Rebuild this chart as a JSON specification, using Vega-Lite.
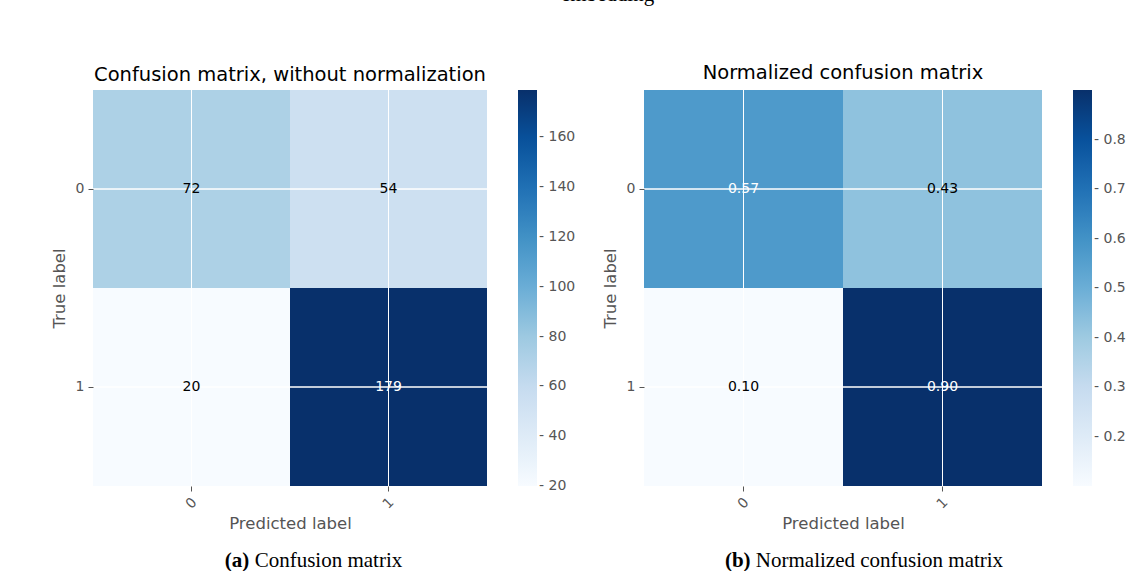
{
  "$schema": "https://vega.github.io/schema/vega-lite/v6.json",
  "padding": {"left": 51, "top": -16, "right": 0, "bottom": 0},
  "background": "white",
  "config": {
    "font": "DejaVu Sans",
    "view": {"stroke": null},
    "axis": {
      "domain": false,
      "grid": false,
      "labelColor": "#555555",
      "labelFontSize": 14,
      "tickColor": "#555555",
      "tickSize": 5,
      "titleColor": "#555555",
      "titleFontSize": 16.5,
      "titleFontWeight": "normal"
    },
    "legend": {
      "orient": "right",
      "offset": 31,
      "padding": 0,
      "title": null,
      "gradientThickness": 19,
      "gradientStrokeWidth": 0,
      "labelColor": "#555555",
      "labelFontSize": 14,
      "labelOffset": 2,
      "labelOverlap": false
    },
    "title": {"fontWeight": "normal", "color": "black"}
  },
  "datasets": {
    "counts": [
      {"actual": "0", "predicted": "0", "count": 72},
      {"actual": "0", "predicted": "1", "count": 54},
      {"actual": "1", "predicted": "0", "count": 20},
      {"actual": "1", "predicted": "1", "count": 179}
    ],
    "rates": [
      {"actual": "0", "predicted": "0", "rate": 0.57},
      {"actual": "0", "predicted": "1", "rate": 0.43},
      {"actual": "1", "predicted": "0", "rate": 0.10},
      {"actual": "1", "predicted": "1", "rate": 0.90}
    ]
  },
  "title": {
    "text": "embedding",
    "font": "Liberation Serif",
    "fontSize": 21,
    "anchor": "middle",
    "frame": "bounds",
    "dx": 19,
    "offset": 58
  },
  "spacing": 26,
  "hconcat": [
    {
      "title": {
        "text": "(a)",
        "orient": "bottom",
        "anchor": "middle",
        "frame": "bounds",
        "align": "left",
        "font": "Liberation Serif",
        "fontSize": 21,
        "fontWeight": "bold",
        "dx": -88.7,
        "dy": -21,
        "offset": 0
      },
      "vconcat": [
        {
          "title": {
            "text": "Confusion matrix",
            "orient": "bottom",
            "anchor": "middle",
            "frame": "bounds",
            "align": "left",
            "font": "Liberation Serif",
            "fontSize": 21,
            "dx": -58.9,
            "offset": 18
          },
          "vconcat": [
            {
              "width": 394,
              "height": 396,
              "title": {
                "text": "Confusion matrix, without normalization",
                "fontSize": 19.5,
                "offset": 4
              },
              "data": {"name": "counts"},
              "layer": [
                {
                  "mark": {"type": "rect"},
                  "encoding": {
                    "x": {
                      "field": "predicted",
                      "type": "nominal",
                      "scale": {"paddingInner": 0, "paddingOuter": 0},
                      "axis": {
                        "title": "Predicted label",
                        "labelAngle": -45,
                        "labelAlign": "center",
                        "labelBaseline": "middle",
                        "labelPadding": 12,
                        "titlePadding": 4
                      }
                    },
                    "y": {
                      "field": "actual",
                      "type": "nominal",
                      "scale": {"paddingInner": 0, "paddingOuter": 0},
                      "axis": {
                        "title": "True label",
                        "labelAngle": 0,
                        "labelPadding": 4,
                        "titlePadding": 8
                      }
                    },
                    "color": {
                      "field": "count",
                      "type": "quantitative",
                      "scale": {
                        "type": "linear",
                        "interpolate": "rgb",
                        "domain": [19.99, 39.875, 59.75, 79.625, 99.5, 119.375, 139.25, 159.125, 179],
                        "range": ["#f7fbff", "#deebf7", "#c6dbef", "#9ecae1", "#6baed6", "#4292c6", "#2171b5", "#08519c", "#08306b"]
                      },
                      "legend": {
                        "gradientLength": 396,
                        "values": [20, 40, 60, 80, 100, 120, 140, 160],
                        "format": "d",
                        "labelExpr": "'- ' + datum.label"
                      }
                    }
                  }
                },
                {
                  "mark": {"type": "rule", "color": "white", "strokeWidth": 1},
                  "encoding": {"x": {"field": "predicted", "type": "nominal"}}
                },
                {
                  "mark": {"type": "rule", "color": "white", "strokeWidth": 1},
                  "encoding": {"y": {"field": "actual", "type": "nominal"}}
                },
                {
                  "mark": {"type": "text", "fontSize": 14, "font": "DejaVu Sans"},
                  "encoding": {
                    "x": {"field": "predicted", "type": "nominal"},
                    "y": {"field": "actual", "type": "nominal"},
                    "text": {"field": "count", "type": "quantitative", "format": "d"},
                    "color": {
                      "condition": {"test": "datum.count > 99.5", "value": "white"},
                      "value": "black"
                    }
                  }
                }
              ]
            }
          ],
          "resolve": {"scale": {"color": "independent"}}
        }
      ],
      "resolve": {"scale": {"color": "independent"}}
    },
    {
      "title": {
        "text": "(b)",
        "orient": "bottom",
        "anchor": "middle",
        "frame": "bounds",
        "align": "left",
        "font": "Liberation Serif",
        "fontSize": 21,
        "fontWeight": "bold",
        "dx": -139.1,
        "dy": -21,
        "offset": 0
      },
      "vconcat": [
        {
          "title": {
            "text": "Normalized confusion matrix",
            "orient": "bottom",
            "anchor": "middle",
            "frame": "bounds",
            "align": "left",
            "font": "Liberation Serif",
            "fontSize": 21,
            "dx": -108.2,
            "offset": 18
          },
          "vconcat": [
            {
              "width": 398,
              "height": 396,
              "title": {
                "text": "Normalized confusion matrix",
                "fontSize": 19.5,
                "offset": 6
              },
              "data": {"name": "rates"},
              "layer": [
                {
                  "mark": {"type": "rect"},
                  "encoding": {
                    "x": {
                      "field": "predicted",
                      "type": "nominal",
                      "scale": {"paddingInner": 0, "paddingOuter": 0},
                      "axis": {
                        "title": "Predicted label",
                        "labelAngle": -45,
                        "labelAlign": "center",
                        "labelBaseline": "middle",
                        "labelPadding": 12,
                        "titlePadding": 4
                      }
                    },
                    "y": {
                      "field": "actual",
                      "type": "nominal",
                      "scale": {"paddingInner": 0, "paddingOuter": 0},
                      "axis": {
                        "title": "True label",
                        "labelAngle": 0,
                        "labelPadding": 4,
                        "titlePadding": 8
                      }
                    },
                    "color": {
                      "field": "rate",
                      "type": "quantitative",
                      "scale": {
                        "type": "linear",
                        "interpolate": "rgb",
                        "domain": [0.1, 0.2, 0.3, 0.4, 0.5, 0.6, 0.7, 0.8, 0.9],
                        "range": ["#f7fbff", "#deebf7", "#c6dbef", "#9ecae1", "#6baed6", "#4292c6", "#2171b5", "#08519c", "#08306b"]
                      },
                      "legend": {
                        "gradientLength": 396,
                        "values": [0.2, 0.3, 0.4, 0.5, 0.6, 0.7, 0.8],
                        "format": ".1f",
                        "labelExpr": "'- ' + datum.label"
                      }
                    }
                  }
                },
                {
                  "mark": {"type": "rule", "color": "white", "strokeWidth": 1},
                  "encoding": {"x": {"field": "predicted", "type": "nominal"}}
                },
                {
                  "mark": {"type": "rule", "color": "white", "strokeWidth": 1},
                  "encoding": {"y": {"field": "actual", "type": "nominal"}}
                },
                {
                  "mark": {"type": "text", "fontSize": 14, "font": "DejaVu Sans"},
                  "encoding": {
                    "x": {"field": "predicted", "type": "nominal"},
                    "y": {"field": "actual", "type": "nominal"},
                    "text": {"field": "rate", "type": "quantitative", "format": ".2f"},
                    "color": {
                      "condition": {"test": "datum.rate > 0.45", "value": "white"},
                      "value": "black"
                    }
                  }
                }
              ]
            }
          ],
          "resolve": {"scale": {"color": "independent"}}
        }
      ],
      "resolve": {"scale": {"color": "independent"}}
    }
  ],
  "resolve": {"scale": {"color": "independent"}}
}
----------------
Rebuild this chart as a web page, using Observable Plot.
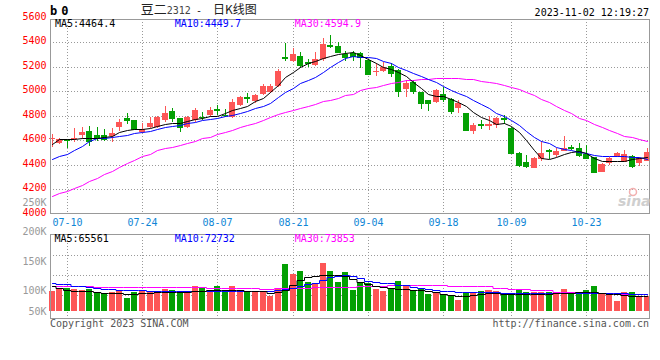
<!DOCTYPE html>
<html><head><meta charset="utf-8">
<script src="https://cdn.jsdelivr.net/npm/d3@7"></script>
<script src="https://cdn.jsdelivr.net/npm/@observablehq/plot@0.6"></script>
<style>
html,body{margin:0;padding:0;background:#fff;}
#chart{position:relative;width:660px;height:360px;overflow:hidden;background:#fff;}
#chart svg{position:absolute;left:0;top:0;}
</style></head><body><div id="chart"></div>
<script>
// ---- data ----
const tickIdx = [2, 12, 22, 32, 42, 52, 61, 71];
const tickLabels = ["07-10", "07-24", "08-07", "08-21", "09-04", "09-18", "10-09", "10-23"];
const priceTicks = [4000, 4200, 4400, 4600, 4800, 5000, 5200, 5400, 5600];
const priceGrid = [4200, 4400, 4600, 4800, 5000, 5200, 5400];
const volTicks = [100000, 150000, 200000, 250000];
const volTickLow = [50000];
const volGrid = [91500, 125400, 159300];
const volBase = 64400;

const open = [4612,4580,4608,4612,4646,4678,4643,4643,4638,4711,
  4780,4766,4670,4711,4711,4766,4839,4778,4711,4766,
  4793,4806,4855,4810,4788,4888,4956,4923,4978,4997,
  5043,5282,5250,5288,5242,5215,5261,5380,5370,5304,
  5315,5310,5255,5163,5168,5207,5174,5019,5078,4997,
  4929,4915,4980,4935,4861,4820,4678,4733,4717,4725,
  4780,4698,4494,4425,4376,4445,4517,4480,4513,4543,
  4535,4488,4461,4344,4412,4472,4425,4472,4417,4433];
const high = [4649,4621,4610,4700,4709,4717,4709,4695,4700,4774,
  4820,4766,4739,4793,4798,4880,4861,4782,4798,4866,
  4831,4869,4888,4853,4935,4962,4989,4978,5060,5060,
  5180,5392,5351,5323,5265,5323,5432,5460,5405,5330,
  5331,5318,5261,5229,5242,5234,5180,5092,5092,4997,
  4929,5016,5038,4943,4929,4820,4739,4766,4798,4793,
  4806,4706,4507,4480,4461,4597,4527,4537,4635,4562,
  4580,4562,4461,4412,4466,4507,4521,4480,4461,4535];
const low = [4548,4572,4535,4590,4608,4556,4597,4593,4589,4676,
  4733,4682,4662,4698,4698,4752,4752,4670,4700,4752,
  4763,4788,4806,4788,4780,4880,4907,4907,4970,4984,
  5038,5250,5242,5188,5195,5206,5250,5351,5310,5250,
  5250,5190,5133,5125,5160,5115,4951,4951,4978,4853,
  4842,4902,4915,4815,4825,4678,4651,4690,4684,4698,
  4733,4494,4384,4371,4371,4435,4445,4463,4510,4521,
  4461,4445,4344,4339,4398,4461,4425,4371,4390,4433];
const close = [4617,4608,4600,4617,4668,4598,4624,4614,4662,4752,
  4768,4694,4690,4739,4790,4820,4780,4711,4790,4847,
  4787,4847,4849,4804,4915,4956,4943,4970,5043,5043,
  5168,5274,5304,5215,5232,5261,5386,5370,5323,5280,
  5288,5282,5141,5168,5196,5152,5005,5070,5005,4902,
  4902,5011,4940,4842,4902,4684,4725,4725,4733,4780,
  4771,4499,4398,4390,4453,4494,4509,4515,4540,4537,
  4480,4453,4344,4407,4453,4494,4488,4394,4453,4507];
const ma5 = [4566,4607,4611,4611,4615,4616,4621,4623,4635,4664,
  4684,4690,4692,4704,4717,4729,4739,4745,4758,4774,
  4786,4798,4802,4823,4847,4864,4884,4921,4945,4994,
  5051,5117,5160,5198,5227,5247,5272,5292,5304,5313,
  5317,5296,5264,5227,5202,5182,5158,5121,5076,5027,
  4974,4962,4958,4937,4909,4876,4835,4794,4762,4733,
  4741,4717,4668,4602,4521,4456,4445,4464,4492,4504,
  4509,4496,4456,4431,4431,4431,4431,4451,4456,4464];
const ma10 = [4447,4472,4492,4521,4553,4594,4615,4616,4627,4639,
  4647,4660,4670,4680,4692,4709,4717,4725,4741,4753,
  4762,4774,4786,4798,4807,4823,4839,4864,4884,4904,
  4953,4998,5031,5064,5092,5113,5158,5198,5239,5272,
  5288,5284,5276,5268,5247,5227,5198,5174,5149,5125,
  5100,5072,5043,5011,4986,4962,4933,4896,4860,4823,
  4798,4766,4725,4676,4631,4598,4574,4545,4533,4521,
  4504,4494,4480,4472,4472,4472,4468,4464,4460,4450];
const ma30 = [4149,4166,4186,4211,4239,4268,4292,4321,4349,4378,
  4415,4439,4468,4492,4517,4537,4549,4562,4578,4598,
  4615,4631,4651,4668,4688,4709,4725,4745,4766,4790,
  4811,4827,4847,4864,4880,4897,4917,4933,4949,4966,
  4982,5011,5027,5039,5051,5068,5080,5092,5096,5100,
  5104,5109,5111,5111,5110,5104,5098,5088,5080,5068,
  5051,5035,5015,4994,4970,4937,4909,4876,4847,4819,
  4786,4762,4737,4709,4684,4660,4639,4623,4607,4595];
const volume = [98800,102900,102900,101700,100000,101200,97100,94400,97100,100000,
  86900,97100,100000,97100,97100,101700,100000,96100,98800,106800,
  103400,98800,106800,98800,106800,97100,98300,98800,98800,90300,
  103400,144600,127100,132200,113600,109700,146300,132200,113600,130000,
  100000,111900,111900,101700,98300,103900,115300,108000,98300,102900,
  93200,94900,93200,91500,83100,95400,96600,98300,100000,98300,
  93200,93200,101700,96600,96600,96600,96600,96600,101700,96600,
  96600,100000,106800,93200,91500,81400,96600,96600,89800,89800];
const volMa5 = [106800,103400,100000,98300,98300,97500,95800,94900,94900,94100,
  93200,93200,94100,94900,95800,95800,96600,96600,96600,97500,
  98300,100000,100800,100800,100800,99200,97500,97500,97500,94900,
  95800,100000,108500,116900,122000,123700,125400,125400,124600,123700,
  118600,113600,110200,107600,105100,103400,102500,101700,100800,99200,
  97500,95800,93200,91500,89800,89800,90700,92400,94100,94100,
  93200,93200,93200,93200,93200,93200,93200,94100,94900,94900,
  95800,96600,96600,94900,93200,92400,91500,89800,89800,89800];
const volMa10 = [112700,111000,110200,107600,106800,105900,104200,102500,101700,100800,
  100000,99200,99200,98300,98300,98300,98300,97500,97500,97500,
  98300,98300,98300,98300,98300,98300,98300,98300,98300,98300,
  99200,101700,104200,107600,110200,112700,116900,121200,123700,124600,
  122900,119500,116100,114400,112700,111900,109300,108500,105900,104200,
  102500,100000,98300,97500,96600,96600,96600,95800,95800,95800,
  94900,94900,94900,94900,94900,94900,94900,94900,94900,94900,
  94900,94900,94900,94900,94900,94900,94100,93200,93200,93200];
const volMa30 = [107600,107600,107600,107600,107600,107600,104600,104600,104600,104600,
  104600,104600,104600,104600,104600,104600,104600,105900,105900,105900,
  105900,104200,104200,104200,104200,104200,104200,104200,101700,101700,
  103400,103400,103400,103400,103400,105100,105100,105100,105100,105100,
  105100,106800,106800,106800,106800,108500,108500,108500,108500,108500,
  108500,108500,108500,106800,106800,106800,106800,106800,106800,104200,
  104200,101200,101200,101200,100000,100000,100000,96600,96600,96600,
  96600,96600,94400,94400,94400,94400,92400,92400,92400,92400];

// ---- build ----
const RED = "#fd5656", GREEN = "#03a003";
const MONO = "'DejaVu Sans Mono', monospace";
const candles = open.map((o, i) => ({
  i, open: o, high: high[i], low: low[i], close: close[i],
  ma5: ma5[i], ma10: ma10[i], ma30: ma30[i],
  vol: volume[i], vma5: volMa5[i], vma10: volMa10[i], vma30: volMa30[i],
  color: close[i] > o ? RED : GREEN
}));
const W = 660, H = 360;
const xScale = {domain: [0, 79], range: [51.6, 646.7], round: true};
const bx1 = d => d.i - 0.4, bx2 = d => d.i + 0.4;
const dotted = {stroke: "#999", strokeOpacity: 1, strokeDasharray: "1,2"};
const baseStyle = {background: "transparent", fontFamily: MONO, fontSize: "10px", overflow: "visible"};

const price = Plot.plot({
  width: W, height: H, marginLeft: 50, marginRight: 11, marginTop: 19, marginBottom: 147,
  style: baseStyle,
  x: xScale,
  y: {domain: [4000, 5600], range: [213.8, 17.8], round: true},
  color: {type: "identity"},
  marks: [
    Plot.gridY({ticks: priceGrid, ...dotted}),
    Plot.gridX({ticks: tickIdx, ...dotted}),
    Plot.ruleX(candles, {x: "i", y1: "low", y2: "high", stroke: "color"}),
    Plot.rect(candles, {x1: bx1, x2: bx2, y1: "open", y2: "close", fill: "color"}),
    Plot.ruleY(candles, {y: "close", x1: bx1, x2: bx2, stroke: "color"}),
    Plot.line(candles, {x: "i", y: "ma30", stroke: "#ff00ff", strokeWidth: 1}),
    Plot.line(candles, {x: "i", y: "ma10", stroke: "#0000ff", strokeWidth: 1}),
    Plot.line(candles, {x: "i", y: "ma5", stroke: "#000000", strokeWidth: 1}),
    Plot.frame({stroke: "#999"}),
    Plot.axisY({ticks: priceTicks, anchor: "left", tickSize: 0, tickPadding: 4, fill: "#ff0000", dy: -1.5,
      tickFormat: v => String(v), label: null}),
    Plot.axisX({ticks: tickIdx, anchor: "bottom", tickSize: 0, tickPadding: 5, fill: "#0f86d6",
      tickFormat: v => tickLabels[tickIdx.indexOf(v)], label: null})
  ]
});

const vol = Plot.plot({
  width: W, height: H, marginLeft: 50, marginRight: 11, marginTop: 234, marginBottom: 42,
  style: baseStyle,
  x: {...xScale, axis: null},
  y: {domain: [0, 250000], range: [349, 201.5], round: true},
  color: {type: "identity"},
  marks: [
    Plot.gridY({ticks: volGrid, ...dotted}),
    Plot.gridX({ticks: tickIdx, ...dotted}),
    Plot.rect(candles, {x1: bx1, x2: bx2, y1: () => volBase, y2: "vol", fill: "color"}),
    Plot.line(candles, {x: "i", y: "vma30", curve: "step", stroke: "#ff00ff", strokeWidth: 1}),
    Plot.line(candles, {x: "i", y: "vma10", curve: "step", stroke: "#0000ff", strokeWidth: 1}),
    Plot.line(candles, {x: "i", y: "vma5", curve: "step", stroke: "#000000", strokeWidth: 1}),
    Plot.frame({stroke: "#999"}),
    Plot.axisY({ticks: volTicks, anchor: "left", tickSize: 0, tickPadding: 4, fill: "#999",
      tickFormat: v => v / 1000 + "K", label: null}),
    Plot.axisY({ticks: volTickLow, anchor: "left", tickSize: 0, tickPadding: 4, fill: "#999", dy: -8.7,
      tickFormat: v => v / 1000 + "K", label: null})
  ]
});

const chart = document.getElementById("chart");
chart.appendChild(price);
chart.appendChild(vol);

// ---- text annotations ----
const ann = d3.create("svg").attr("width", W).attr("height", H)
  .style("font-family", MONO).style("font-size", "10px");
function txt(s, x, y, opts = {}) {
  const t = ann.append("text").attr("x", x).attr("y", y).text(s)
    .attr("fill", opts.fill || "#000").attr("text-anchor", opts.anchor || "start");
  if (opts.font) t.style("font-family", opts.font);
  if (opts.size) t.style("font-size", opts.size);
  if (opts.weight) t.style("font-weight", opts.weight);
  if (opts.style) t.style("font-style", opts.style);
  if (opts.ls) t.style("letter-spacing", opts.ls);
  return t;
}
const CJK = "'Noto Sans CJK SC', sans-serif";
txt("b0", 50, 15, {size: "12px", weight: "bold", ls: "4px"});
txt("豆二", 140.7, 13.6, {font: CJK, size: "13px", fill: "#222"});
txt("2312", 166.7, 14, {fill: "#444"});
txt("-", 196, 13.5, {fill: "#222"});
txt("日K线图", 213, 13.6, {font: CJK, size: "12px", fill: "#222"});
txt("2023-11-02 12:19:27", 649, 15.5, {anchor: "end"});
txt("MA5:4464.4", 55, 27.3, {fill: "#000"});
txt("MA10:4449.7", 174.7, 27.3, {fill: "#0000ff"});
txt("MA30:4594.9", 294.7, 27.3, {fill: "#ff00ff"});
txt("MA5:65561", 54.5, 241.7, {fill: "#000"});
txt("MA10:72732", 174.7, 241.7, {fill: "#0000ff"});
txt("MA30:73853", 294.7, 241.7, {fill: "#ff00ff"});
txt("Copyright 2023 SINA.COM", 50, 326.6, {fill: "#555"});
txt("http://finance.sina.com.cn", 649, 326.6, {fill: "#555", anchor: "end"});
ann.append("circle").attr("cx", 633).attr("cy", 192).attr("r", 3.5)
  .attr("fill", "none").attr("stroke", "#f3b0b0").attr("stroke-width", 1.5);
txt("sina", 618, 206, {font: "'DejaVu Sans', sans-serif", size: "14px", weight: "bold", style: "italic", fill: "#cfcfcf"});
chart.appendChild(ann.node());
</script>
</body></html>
----------------
Exercise directions: Using the data above, extract exactly the lines from the one containing "Rebuild this chart as a web" through the one containing "const volBase = 64400;". Pictures are left out.

Response:
Rebuild this chart as a web page, using Observable Plot.
<!DOCTYPE html>
<html><head><meta charset="utf-8">
<script src="https://cdn.jsdelivr.net/npm/d3@7"></script>
<script src="https://cdn.jsdelivr.net/npm/@observablehq/plot@0.6"></script>
<style>
html,body{margin:0;padding:0;background:#fff;}
#chart{position:relative;width:660px;height:360px;overflow:hidden;background:#fff;}
#chart svg{position:absolute;left:0;top:0;}
</style></head><body><div id="chart"></div>
<script>
// ---- data ----
const tickIdx = [2, 12, 22, 32, 42, 52, 61, 71];
const tickLabels = ["07-10", "07-24", "08-07", "08-21", "09-04", "09-18", "10-09", "10-23"];
const priceTicks = [4000, 4200, 4400, 4600, 4800, 5000, 5200, 5400, 5600];
const priceGrid = [4200, 4400, 4600, 4800, 5000, 5200, 5400];
const volTicks = [100000, 150000, 200000, 250000];
const volTickLow = [50000];
const volGrid = [91500, 125400, 159300];
const volBase = 64400;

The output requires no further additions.